The Home Office has admitted that it placed asylum seekers at increased risk of contracting coronavirus when housing them in military barracks, and justified this by saying the men were “young and healthy”.
Priti Patel’s lawyers said she had “always accepted and acknowledged that transmission risk is higher in congregate settings” such as Napier Barracks in Kent, where she placed 400 asylum seekers last September.
A Covid outbreak occurred at the site – where residents were housed 14 to a dormitory – in January, leading to 200 people testing positive. Residents were told during the outbreak that they must not leave the premises, which caused considerable distress.
The camp was emptied in April, but the Home Office has started placing a new cohort of asylum seekers there and intends to use it until September.
A High Court hearing is taking place this week in which lawyers acting for six former residents of the barracks argue that housing asylum seekers is unlawful and breaches their human rights.
During the hearing on Thursday, Lisa Giovannetti QC, acting for the Home Office, said that while Ms Patel acknowledged the Covid risk of placing people at the site, she had decided it could be used safely “by introducing the safeguards, including selecting the individuals that could be housed there with least risk”.
She added: “The risk of significant medical problems would be much higher for somebody who was elderly or had a co-morbidity. The secretary of state’s position is these were being sifted out.
“The Ministry of Defence (MoD) was using them.
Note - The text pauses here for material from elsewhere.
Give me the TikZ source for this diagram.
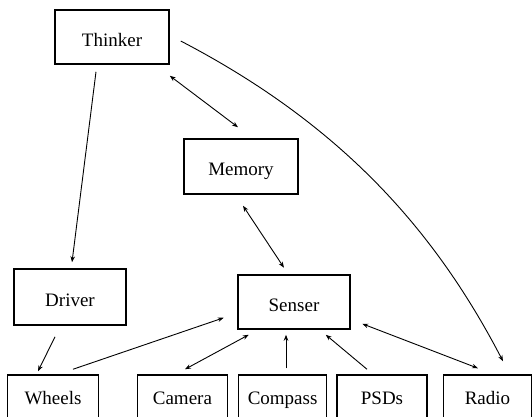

I appreciate that asylum seekers are not the same as young soldiers but if you look at the claimants they are broadly that age range, between 21 and 30.
“Throughout the outbreak nobody did fall seriously ill or was hospitalised and none of the claimants became seriously ill or was hospitalised.”
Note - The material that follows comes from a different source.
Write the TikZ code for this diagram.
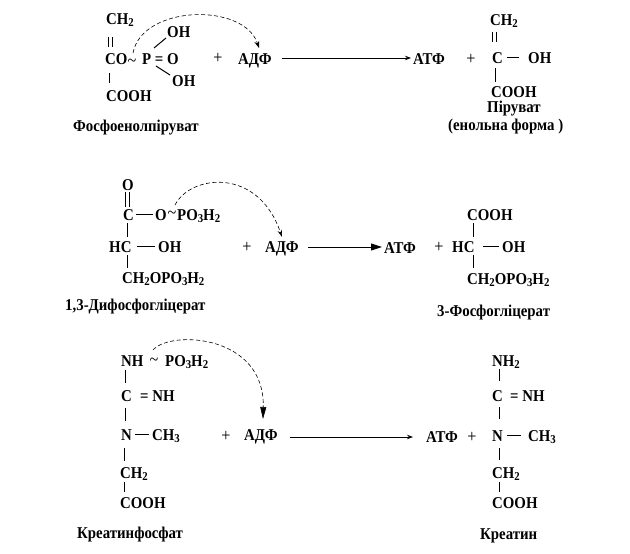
\documentclass[tikz,border=0pt]{standalone}
\usepackage{fontspec}
\setmainfont{Liberation Serif}[FakeStretch=0.9]
\usetikzlibrary{arrows.meta}
\newcommand{\sbs}[1]{\raisebox{-2.5pt}{\fontsize{12pt}{12pt}\selectfont #1}}
\tikzset{
  txt/.style={anchor=base west, inner sep=0pt, font=\fontsize{16.5pt}{19pt}\selectfont\bfseries},
  plussign/.style={anchor=center, inner sep=0pt, font=\fontsize{18pt}{20pt}\selectfont},
  tildesign/.style={anchor=center, inner sep=0pt, font=\fontsize{18pt}{20pt}\selectfont},
  bond/.style={line width=1pt},
  rxn/.style={line width=0.9pt},
  smallhead/.style={-{Stealth[length=6pt,width=4.5pt]}},
  bighead/.style={-{Triangle[length=11pt,width=7pt]}},
  transfer/.style={line width=0.6pt, dash pattern=on 4pt off 2.5pt},
}
\begin{document}
\begin{tikzpicture}[x=1pt,y=-1pt]
\useasboundingbox (0,0) rectangle (630,554);

% ---------------- Reaction 1 ----------------
\node[txt] (ch2a) at (106,24) {CH\sbs{2}};
\draw[bond] (108,37) -- (108,47) (112,37) -- (112,47);
\node[txt] (coa) at (105,64) {CO};
\node[tildesign] (tila) at (132,63) {\textasciitilde};
\node[txt] (pa) at (142,64) {P = O};
\node[txt] (oh1a) at (167,37) {OH};
\node[txt] (oh2a) at (172,86) {OH};
\draw[bond] (154,48) -- (166,38);
\draw[bond] (156,66) -- (170,75);
\draw[bond] (109,73) -- (109,83);
\node[txt] (coohA) at (106,101) {COOH};
\node[plussign] (plus1) at (218,58) {+};
\node[txt] (adf1) at (238,64) {АДФ};
\node[txt] (atf1) at (413,64) {АТФ};
\coordinate (r1s) at (282,58);
\coordinate (r1e) at (411,58);
\draw[rxn,smallhead] (r1s) -- (r1e);
\node[plussign] (plus2) at (471,59) {+};
\node[txt] (ch2b) at (490,25) {CH\sbs{2}};
\draw[bond] (492,32) -- (492,42) (496,32) -- (496,42);
\node[txt] (cb) at (492,63) {C};
\draw[bond] (507,57) -- (519,57);
\node[txt] (ohb) at (528,63) {OH};
\draw[bond] (495,68) -- (495,82);
\node[txt] (coohb) at (491,97) {COOH};
\node[txt] (pir) at (487,112) {Піруват};
\node[txt] (enol) at (448,130) {(енольна форма )};
\node[txt] (lab1) at (73,131) {Фосфоенолпіруват};
\coordinate (d1s) at (133,53);
\coordinate (d1e) at (259,48);
\draw[transfer,-{Stealth[length=7pt,width=5pt]}] (d1s) .. controls (142,5) and (244,2) .. (d1e);

% ---------------- Reaction 2 ----------------
\node[txt] (o2) at (122,190) {O};
\draw[bond] (125,192) -- (125,207) (129,192) -- (129,207);
\node[txt] (c2) at (123,220) {C};
\draw[bond] (136,214) -- (153,214);
\node[txt] (o2b) at (155,220) {O};
\node[tildesign] (til2) at (172,215) {\textasciitilde};
\node[txt] (po2) at (177,220) {PO\sbs{3}H\sbs{2}};
\draw[bond] (127,223) -- (127,237);
\node[txt] (hc2) at (109,252) {HC};
\draw[bond] (137,246) -- (155,246);
\node[txt] (oh2) at (158,252) {OH};
\draw[bond] (127,255) -- (127,268);
\node[txt] (ch2o) at (122,283) {CH\sbs{2}OPO\sbs{3}H\sbs{2}};
\node[plussign] (plus3) at (247,247) {+};
\node[txt] (adf2) at (265,252) {АДФ};
\coordinate (r2s) at (308,247);
\coordinate (r2e) at (382,247);
\draw[rxn,bighead] (r2s) -- (r2e);
\node[txt] (atf2) at (384,253) {АТФ};
\node[plussign] (plus4) at (439,247) {+};
\node[txt] (cooh2b) at (467,220) {COOH};
\draw[bond] (473,223) -- (473,237);
\node[txt] (hc2b) at (452,252) {HC};
\draw[bond] (483,246) -- (499,246);
\node[txt] (oh2b) at (502,252) {OH};
\draw[bond] (473,255) -- (473,268);
\node[txt] (ch2ob) at (467,284) {CH\sbs{2}OPO\sbs{3}H\sbs{2}};
\node[txt] (lab2a) at (65,310) {1,3-Дифосфогліцерат};
\node[txt] (lab2b) at (437,316) {3-Фосфогліцерат};
\coordinate (d2s) at (175,205);
\coordinate (d2e) at (282,237);
\draw[transfer,-{Stealth[length=7pt,width=4.5pt]}] (d2s) .. controls (190,175) and (258,166) .. (d2e);

% ---------------- Reaction 3 ----------------
\node[txt] (nh3) at (121,366) {NH};
\node[tildesign] (til3) at (154,362) {\textasciitilde};
\node[txt] (po3) at (165,366) {PO\sbs{3}H\sbs{2}};
\draw[bond] (125,370) -- (125,383);
\node[txt] (c3) at (121,401) {C};
\node[txt] (eq3) at (140,401) {= NH};
\draw[bond] (125,408) -- (125,421);
\node[txt] (n3) at (121,440) {N};
\draw[bond] (135,434) -- (149,434);
\node[txt] (ch3) at (152,440) {CH\sbs{3}};
\draw[bond] (124,448) -- (124,461);
\node[txt] (ch2c) at (120,478) {CH\sbs{2}};
\draw[bond] (124,482) -- (124,492);
\node[txt] (cooh3) at (120,508) {COOH};
\node[txt] (lab3a) at (77,538) {Креатинфосфат};
\node[plussign] (plus5) at (226,436) {+};
\node[txt] (adf3) at (244,440) {АДФ};
\coordinate (r3s) at (290,437);
\coordinate (r3e) at (413,437);
\draw[rxn,smallhead] (r3s) -- (r3e);
\node[txt] (atf3) at (426,442) {АТФ};
\node[plussign] (plus6) at (472,437) {+};
\node[txt] (nh2b) at (492,366) {NH\sbs{2}};
\draw[bond] (499,369) -- (499,381);
\node[txt] (c3b) at (492,401) {C};
\node[txt] (eq3b) at (510,401) {= NH};
\draw[bond] (499,407) -- (499,419);
\node[txt] (n3b) at (492,441) {N};
\draw[bond] (507,435) -- (521,435);
\node[txt] (ch3b) at (528,441) {CH\sbs{3}};
\draw[bond] (499,448) -- (499,460);
\node[txt] (ch2b3) at (492,478) {CH\sbs{2}};
\draw[bond] (499,482) -- (499,492);
\node[txt] (cooh3b) at (492,508) {COOH};
\node[txt] (lab3b) at (480,539) {Креатин};
\coordinate (d3s) at (153,350);
\coordinate (d3e) at (263,419);
\draw[transfer,-{Triangle[length=12pt,width=6pt]}] (d3s) .. controls (170,330) and (265,334) .. (d3e);
\end{tikzpicture}
\end{document}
Public Health England (PHE) had warned theHome Office before it repurposed the site that the dormitories were “not suitable” for use – but the advice was rejected and two weeks later ministers pushed through plans to repurpose the facility as asylum accommodation.
Ms Giovannetti told the court that advice from PHE was “primarily about minimising risk of transmission”, adding: “They are not assessing the degree of risk to any individual of significant illness.”
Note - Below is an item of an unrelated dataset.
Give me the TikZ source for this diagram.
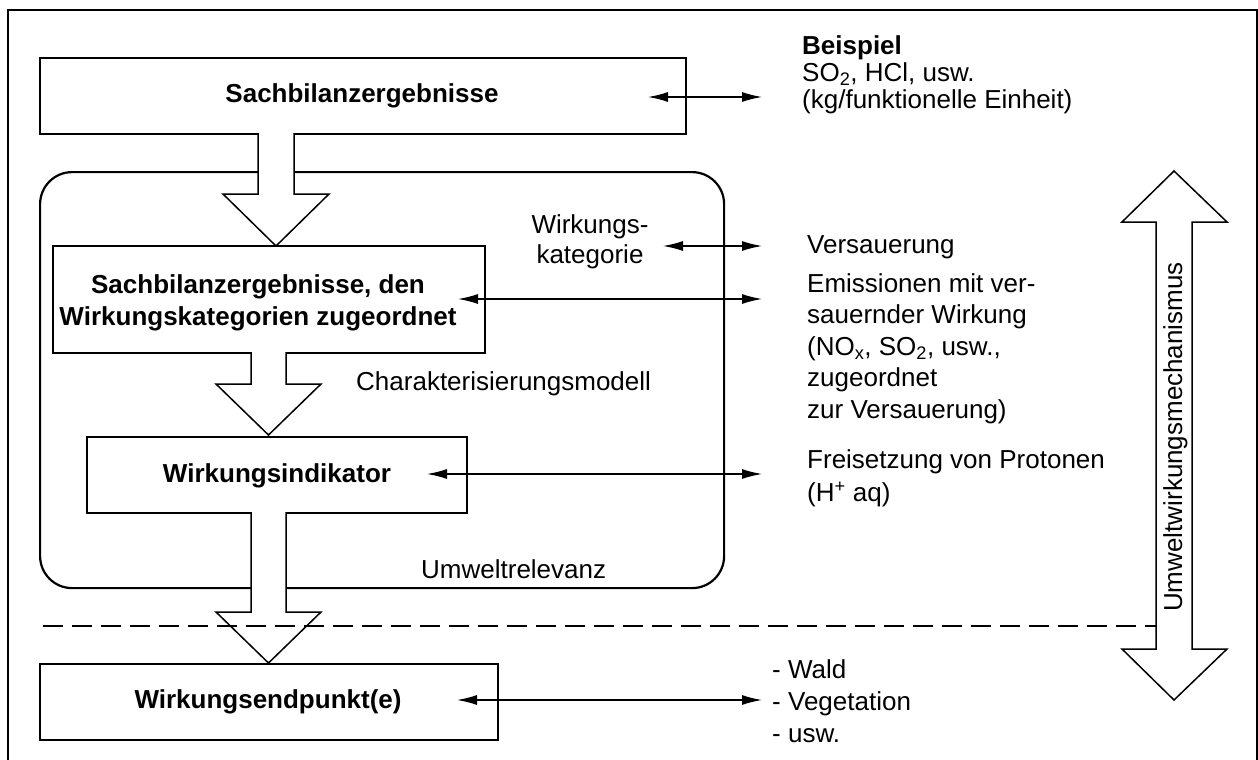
\documentclass[tikz,border=0pt]{standalone}
\usepackage{fontspec}
\setmainfont{Liberation Sans}
\usetikzlibrary{arrows.meta}
\begin{document}
\begin{tikzpicture}[x=1pt,y=-1pt,
  box/.style={draw, line width=2pt, inner sep=0pt, anchor=north west},
  lbl/.style={inner sep=0pt, font=\fontsize{26}{31.5}\selectfont},
  bold/.style={inner sep=0pt, font=\fontsize{26}{32}\selectfont\bfseries},
  dblarrow/.style={line width=1.4pt, {Latex[length=20pt,width=10pt]}-{Latex[length=20pt,width=10pt]}},
  blockarrow/.style={draw, line width=1.5pt, fill=white, line join=miter},
]
\useasboundingbox (0,0) rectangle (1258,760);

% outer frame (open at the bottom)
\draw[line width=2pt] (8,760) -- (8,10) -- (1257,10) -- (1257,760);

% rounded frame around the characterisation steps
\node[draw, line width=2.2pt, rounded corners=32pt, inner sep=0pt, anchor=north west,
      minimum width=684pt, minimum height=416pt] (umw) at (39,171) {};

% boxes
\node[box, minimum width=646pt, minimum height=76pt] (sb) at (39,57) {};
\node[box, minimum width=432pt, minimum height=107pt] (zu) at (52,245) {};
\node[box, minimum width=380pt, minimum height=76pt] (wi) at (86,436) {};
\node[box, minimum width=458pt, minimum height=76pt] (we) at (39,663) {};

% hollow block arrows between the boxes
\draw[blockarrow] (258,133) -- (258,194) -- (223,194) -- (276,246) -- (329,194) -- (294,194) -- (294,133);
\draw[blockarrow] (251,352) -- (251,384) -- (216,384) -- (268.5,435) -- (321,384) -- (286,384) -- (286,352);
\draw[blockarrow] (251,512) -- (251,612) -- (216,612) -- (268.5,663) -- (321,612) -- (286,612) -- (286,512);

% double block arrow on the right
\draw[blockarrow] (1156,222) -- (1122,222) -- (1174,171) -- (1227,222) -- (1192,222)
  -- (1192,649) -- (1227,649) -- (1174,700) -- (1122,649) -- (1156,649) -- cycle;
\node[lbl, rotate=90, anchor=base] (mech) at (1182,437) {Umweltwirkungsmechanismus};

% dashed separation line
\coordinate (d1) at (43,626);
\coordinate (d2) at (1156,626);
\draw[line width=2pt, dash pattern=on 20pt off 9pt] (d1) -- (d2);

% double-headed connectors
\coordinate (a1) at (648,97);   \coordinate (b1) at (762,97);
\coordinate (a2) at (663,246);  \coordinate (b2) at (762,246);
\coordinate (a3) at (458,299);  \coordinate (b3) at (762,299);
\coordinate (a4) at (427,474);  \coordinate (b4) at (762,474);
\coordinate (a5) at (457,700);  \coordinate (b5) at (762,700);
\draw[dblarrow] (a1) -- (b1);
\draw[dblarrow] (a2) -- (b2);
\draw[dblarrow] (a3) -- (b3);
\draw[dblarrow] (a4) -- (b4);
\draw[dblarrow] (a5) -- (b5);

% box texts
\node[bold, anchor=base] (t-sb) at (362,102) {Sachbilanzergebnisse};
\node[bold, anchor=north, align=center] (t-zu) at (258,274.4)
  {Sachbilanzergebnisse, den\\Wirkungskategorien zugeordnet};
\node[bold, anchor=base] (t-wi) at (277,482) {Wirkungsindikator};
\node[bold, anchor=base] (t-we) at (268,708) {Wirkungsendpunkt(e)};

% labels inside the rounded frame
\node[lbl, anchor=north, align=center, font=\fontsize{26}{30}\selectfont] (t-kat) at (590,214.4)
  {Wirkungs-\\kategorie};
\node[lbl, anchor=base west] (t-char) at (356,390) {Charakterisierungsmodell};
\node[lbl, anchor=base west] (t-rel) at (421,578) {Umweltrelevanz};

% example column
\node[lbl, anchor=north west, align=left, font=\fontsize{26}{27}\selectfont] (t-bsp) at (802,35.4)
  {\textbf{Beispiel}\\SO\textsubscript{2}, HCl, usw.\\(kg/funktionelle Einheit)};
\node[lbl, anchor=base west] (t-vers) at (807,253) {Versauerung};
\node[lbl, anchor=north west, align=left] (t-emi) at (807,273.4)
  {Emissionen mit ver-\\sauernder Wirkung\\(NO\textsubscript{x}, SO\textsubscript{2}, usw.,\\zugeordnet\\zur Versauerung)};
\node[lbl, anchor=north west, align=left, font=\fontsize{26}{33}\selectfont] (t-frei) at (807,449.4)
  {Freisetzung von Protonen\\(H\textsuperscript{+} aq)};
\node[lbl, anchor=north west, align=left, font=\fontsize{26}{32}\selectfont] (t-wald) at (772,659.4)
  {- Wald\\- Vegetation\\- usw.};
\end{tikzpicture}
\end{document}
Earlier in the hearing, on Wednesday, it emerged that a report by the fire safety inspectorate into Napier Barracks found that the measures in place to reduce the risk of fire at the site did not ensure residents were “appropriately protected from serious risk”.
The inspection, carried out in November, found smoke alarms were incorrectly placed, emergency evacuation drills had not been undertaken and there was “no effective fire safety measure” in place – and ordered Home Office contractors to rectify the issues within 28 days.
A fire safety report published in March 2021 shows that improvements had been made – but when asked by the judge whether they were made within 28 days of the initial report, Ms Giovannetti told the court she could not confirm this to be the case.